Written request -> Leave out the pictures and set down exactly the lines from the start of the listing through the one with "37.4, 26.0, 41.60]", both included.

Data extract ->
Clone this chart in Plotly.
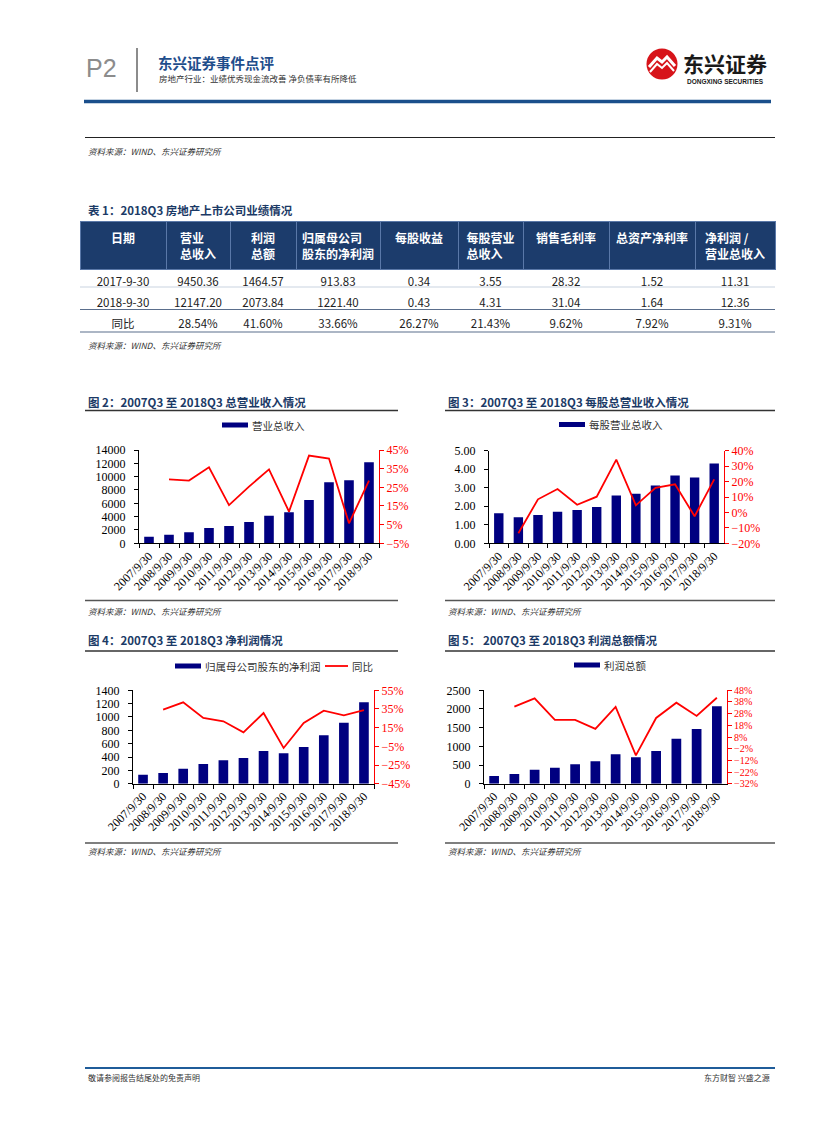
import plotly.graph_objects as go

# page offset: the browser adds an 8px body margin
OFF = 8
W, H = 827 - OFF, 1122 - OFF
def X(p): return (p - OFF) / W
def Y(p): return 1 - (p - OFF) / H

# ---------------- data ----------------
years = ["2007/9/30", "2008/9/30", "2009/9/30", "2010/9/30", "2011/9/30", "2012/9/30",
         "2013/9/30", "2014/9/30", "2015/9/30", "2016/9/30", "2017/9/30", "2018/9/30"]

revenue = [1000, 1300, 1650, 2300, 2600, 3200, 4150, 4650, 6500, 9150, 9450.36, 12147.20]
revenue_yoy = [None, 29.3, 28.6, 35.7, 15.5, 25.4, 34.6, 12.0, 42.0, 40.4, 5.7, 28.54]

rev_per_share = [1.62, 1.40, 1.53, 1.70, 1.80, 1.96, 2.58, 2.68, 3.12, 3.66, 3.55, 4.31]
rev_per_share_yoy = [None, -13.5, 8.5, 15.2, 5.0, 10.2, 34.2, 4.6, 16.0, 18.2, -2.5, 21.43]

net_profit = [135, 160, 225, 295, 350, 385, 490, 455, 550, 725, 913.83, 1221.40]
net_profit_yoy = [None, 34.3, 42.1, 25.4, 21.8, 10.0, 30.7, -6.8, 20.0, 33.2, 28.2, 33.66]

total_profit = [205, 260, 375, 430, 520, 600, 785, 705, 875, 1205, 1464.57, 2073.84]
total_profit_yoy = [None, 34.0, 41.1, 22.6, 22.6, 14.9, 33.7, -7.7, 24.3, 37.4, 26.0, 41.60]

table_header = ["日期", "营业<br>总收入", "利润<br>总额", "归属母公司<br>股东的净利润", "每股收益",
                "每股营业<br>总收入", "销售毛利率", "总资产净利率", "净利润 /<br>营业总收入"]
tbl_date = ["2017-9-30", "2018-9-30", "同比"]
tbl_rev = ["9450.36", "12147.20", "28.54%"]
tbl_profit = ["1464.57", "2073.84", "41.60%"]
tbl_np = ["913.83", "1221.40", "33.66%"]
tbl_eps = ["0.34", "0.43", "26.27%"]
tbl_rps = ["3.55", "4.31", "21.43%"]
tbl_gm = ["28.32", "31.04", "9.62%"]
tbl_roa = ["1.52", "1.64", "7.92%"]
tbl_nm = ["11.31", "12.36", "9.31%"]

# ---------------- style ----------------
CJK = "Noto Sans CJK SC"
SERIF = "Liberation Serif"
NAVY = "#000080"
TITLE_C = "#1B3A66"
RED = "#FF0000"

fig = go.Figure()
layout = dict(width=W, height=H, autosize=False, margin=dict(l=0, r=0, t=0, b=0),
              paper_bgcolor="white", plot_bgcolor="white", showlegend=False,
              font=dict(family=CJK, color="#222"))

charts = [
    dict(bars=revenue, line=revenue_yoy, xd=(139, 379), yd=(450, 543.3),
         lrange=[0, 14000], ldtick=2000, lfmt="d", rrange=[-5, 45], rtick0=-5, rdtick=10, rfs=12),
    dict(bars=rev_per_share, line=rev_per_share_yoy, xd=(489, 724), yd=(450.7, 543.3),
         lrange=[0, 5], ldtick=1, lfmt=".2f", rrange=[-20, 40], rtick0=-20, rdtick=10, rfs=12),
    dict(bars=net_profit, line=net_profit_yoy, xd=(133, 374), yd=(690.3, 783.7),
         lrange=[0, 1400], ldtick=200, lfmt="d", rrange=[-45, 55], rtick0=-45, rdtick=20, rfs=12),
    dict(bars=total_profit, line=total_profit_yoy, xd=(484, 727), yd=(690.3, 783.7),
         lrange=[0, 2500], ldtick=500, lfmt="d", rrange=[-32, 48], rtick0=-32, rdtick=10, rfs=10),
]

for i, c in enumerate(charts):
    xn = "x" if i == 0 else f"x{i+1}"
    yl = 2 * i + 1
    yr = 2 * i + 2
    yln = "y" if yl == 1 else f"y{yl}"
    yrn = f"y{yr}"
    fig.add_trace(go.Bar(x=years, y=c["bars"], xaxis=xn, yaxis=yln,
                         marker=dict(color=NAVY, line=dict(width=0)), width=0.48))
    fig.add_trace(go.Scatter(x=years, y=c["line"], xaxis=xn, yaxis=yrn, mode="lines",
                             line=dict(color=RED, width=1.8), connectgaps=False))
    xkey = "xaxis" if i == 0 else f"xaxis{i+1}"
    ylkey = "yaxis" if yl == 1 else f"yaxis{yl}"
    yrkey = f"yaxis{yr}"
    layout[xkey] = dict(domain=[X(c["xd"][0]), X(c["xd"][1])], anchor=yln, type="category",
                        showline=True, linecolor="#000", linewidth=1, ticks="outside",
                        tickson="boundaries", ticklen=4, tickcolor="#000", tickangle=-45,
                        tickfont=dict(family=SERIF, size=12, color="#000"),
                        showgrid=False, automargin=False, fixedrange=True)
    layout[ylkey] = dict(domain=[Y(c["yd"][1]), Y(c["yd"][0])], anchor=xn,
                         range=c["lrange"], dtick=c["ldtick"], tick0=0, tickformat=c["lfmt"],
                         showline=True, linecolor="#000", linewidth=1, ticks="outside",
                         ticklen=4, tickcolor="#000", showgrid=False, zeroline=False,
                         tickfont=dict(family=SERIF, size=12, color="#000"),
                         ticklabelstandoff=6, automargin=False, fixedrange=True)
    layout[yrkey] = dict(overlaying=yln, side="right", anchor=xn,
                         range=c["rrange"], tick0=c["rtick0"], dtick=c["rdtick"], ticksuffix="%",
                         showline=True, linecolor=RED, linewidth=1.2, ticks="outside",
                         ticklen=4, tickcolor=RED, showgrid=False, zeroline=False,
                         tickfont=dict(family=SERIF, size=c["rfs"], color=RED),
                         automargin=False, fixedrange=True)

# ---------------- table ----------------
fig.add_trace(go.Table(
    domain=dict(x=[X(80), X(775)], y=[Y(337), Y(221)]),
    columnwidth=[86, 64, 66, 84, 78, 65, 86, 86, 80],
    header=dict(values=[f"<b>{h}</b>" for h in table_header], fill_color="#1C3C6C",
                line=dict(color="#5A78A8", width=1), align="center", height=44,
                font=dict(family=CJK, size=12, color="white")),
    cells=dict(values=[tbl_date, tbl_rev, tbl_profit, tbl_np, tbl_eps, tbl_rps, tbl_gm, tbl_roa, tbl_nm],
               fill_color="white", line=dict(color="white", width=1), align="center", height=21,
               font=dict(family=CJK, size=11.5, color="#222")),
))

shapes = []
annotations = []

def hline(y, x0, x1, color, width):
    shapes.append(dict(type="line", xref="paper", yref="paper", x0=X(x0), x1=X(x1),
                       y0=Y(y), y1=Y(y), line=dict(color=color, width=width)))

def text(x, y, s, size, color="#222", bold=False, italic=False, anchor="left", family=CJK):
    if bold:
        s = f"<b>{s}</b>"
    if italic:
        s = f"<i>{s}</i>"
    annotations.append(dict(xref="paper", yref="paper", x=X(x), y=Y(y), text=s, showarrow=False,
                            xanchor=anchor, yanchor="middle",
                            font=dict(family=family, size=size, color=color)))

# header
text(84, 68, "P2", 25, color="#8C8C8C", family="Liberation Sans Narrow, Liberation Sans")
shapes.append(dict(type="line", xref="paper", yref="paper", x0=X(137), x1=X(137), y0=Y(48), y1=Y(92),
                   line=dict(color="#8C8C8C", width=2)))
text(156, 62, "东兴证券事件点评", 14.5, color="#1F4E8C", bold=True)
text(157, 78, "房地产行业：业绩优秀现金流改善 净负债率有所降低", 8.5, color="#333")
# logo
shapes.append(dict(type="circle", xref="paper", yref="paper", x0=X(646.5), x1=X(677.5),
                   y0=Y(79.5), y1=Y(48.5), fillcolor="#D7141A", line=dict(width=0)))
shapes.append(dict(type="path", xref="paper", yref="paper",
                   path=f"M {X(649)},{Y(67)} L {X(657)},{Y(58)} L {X(662)},{Y(62)} L {X(667)},{Y(57)} L {X(675)},{Y(66)}",
                   line=dict(color="white", width=3)))
shapes.append(dict(type="path", xref="paper", yref="paper",
                   path=f"M {X(650)},{Y(72)} L {X(657)},{Y(64)} L {X(662)},{Y(68)} L {X(667)},{Y(63)} L {X(674)},{Y(71)}",
                   line=dict(color="white", width=2)))
text(725, 63, "东兴证券", 21, color="#1A1A1A", bold=True, anchor="center")
text(725, 82, "<b>DONGXING SECURITIES</b>", 6.5, color="#1A1A1A", anchor="center",
     family="Liberation Sans")
hline(101.5, 84, 771, "#1A4F8B", 3.5)

hline(137.5, 85, 775, "#222", 1)
text(86, 151, "资料来源：WIND、东兴证券研究所", 8.5, color="#333", italic=True)

# table title & source
text(86, 210, "表 1：2018Q3 房地产上市公司业绩情况", 11.5, color=TITLE_C, bold=True)
hline(287, 80, 775, "#C9D3E0", 1)
hline(309.5, 80, 775, "#5A6E8C", 1)
hline(332, 80, 775, "#5A6E8C", 1.2)
text(86, 345, "资料来源：WIND、东兴证券研究所", 8.5, color="#333", italic=True)

# chart sections
sections = [
    (85, 398, 402, 410.5, 600.5, 611, "图 2：2007Q3 至 2018Q3 总营业收入情况"),
    (445, 775, 402, 410.5, 600.5, 611, "图 3：2007Q3 至 2018Q3 每股总营业收入情况"),
    (85, 398, 640, 651, 843, 851, "图 4：2007Q3 至 2018Q3 净利润情况"),
    (445, 775, 640, 651, 843, 851, "图 5： 2007Q3 至 2018Q3 利润总额情况"),
]
for x0, x1, ty, l1, l2, sy, title in sections:
    text(x0 + 1, ty, title, 11.5, color=TITLE_C, bold=True)
    hline(l1, x0, x1, "#333", 1.5)
    hline(l2, x0, x1, "#555", 1.5)
    text(x0 + 1, sy, "资料来源：WIND、东兴证券研究所", 8.5, color="#333", italic=True)

# legends
def bar_legend(x0, y, label):
    shapes.append(dict(type="rect", xref="paper", yref="paper", x0=X(x0), x1=X(x0 + 26),
                       y0=Y(y + 2.5), y1=Y(y - 2.5), fillcolor=NAVY, line=dict(width=0)))
    text(x0 + 28, y, label, 10.5, color="#333")

bar_legend(222, 425, "营业总收入")
bar_legend(559, 424.5, "每股营业总收入")
bar_legend(175, 666, "归属母公司股东的净利润")
shapes.append(dict(type="line", xref="paper", yref="paper", x0=X(325), x1=X(348),
                   y0=Y(666), y1=Y(666), line=dict(color=RED, width=1.8)))
text(350, 666, "同比", 10.5, color="#333")
bar_legend(574, 665, "利润总额")

# footer
hline(1068, 85, 775, "#1F5C99", 2)
text(86, 1077, "敬请参阅报告结尾处的免责声明", 8, color="#333")
text(772, 1077, "东方财智 兴盛之源", 8, color="#333", anchor="right")

layout["shapes"] = shapes
layout["annotations"] = annotations
fig.update_layout(**layout)
fig.write_html("out.html")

Correct result ->
Clone this chart in Plotly.
import plotly.graph_objects as go

# page offset: the browser adds an 8px body margin
OFF = 8
W, H = 827 - OFF, 1122 - OFF
def X(p): return (p - OFF) / W
def Y(p): return 1 - (p - OFF) / H

# ---------------- data ----------------
years = ["2007/9/30", "2008/9/30", "2009/9/30", "2010/9/30", "2011/9/30", "2012/9/30",
         "2013/9/30", "2014/9/30", "2015/9/30", "2016/9/30", "2017/9/30", "2018/9/30"]

revenue = [1000, 1300, 1650, 2300, 2600, 3200, 4150, 4650, 6500, 9150, 9450.36, 12147.20]
revenue_yoy = [None, 29.3, 28.6, 35.7, 15.5, 25.4, 34.6, 12.0, 42.0, 40.4, 5.7, 28.54]

rev_per_share = [1.62, 1.40, 1.53, 1.70, 1.80, 1.96, 2.58, 2.68, 3.12, 3.66, 3.55, 4.31]
rev_per_share_yoy = [None, -13.5, 8.5, 15.2, 5.0, 10.2, 34.2, 4.6, 16.0, 18.2, -2.5, 21.43]

net_profit = [135, 160, 225, 295, 350, 385, 490, 455, 550, 725, 913.83, 1221.40]
net_profit_yoy = [None, 34.3, 42.1, 25.4, 21.8, 10.0, 30.7, -6.8, 20.0, 33.2, 28.2, 33.66]

total_profit = [205, 260, 375, 430, 520, 600, 785, 705, 875, 1205, 1464.57, 2073.84]
total_profit_yoy = [None, 34.0, 41.1, 22.6, 22.6, 14.9, 33.7, -7.7, 24.3, 37.4, 26.0, 41.60]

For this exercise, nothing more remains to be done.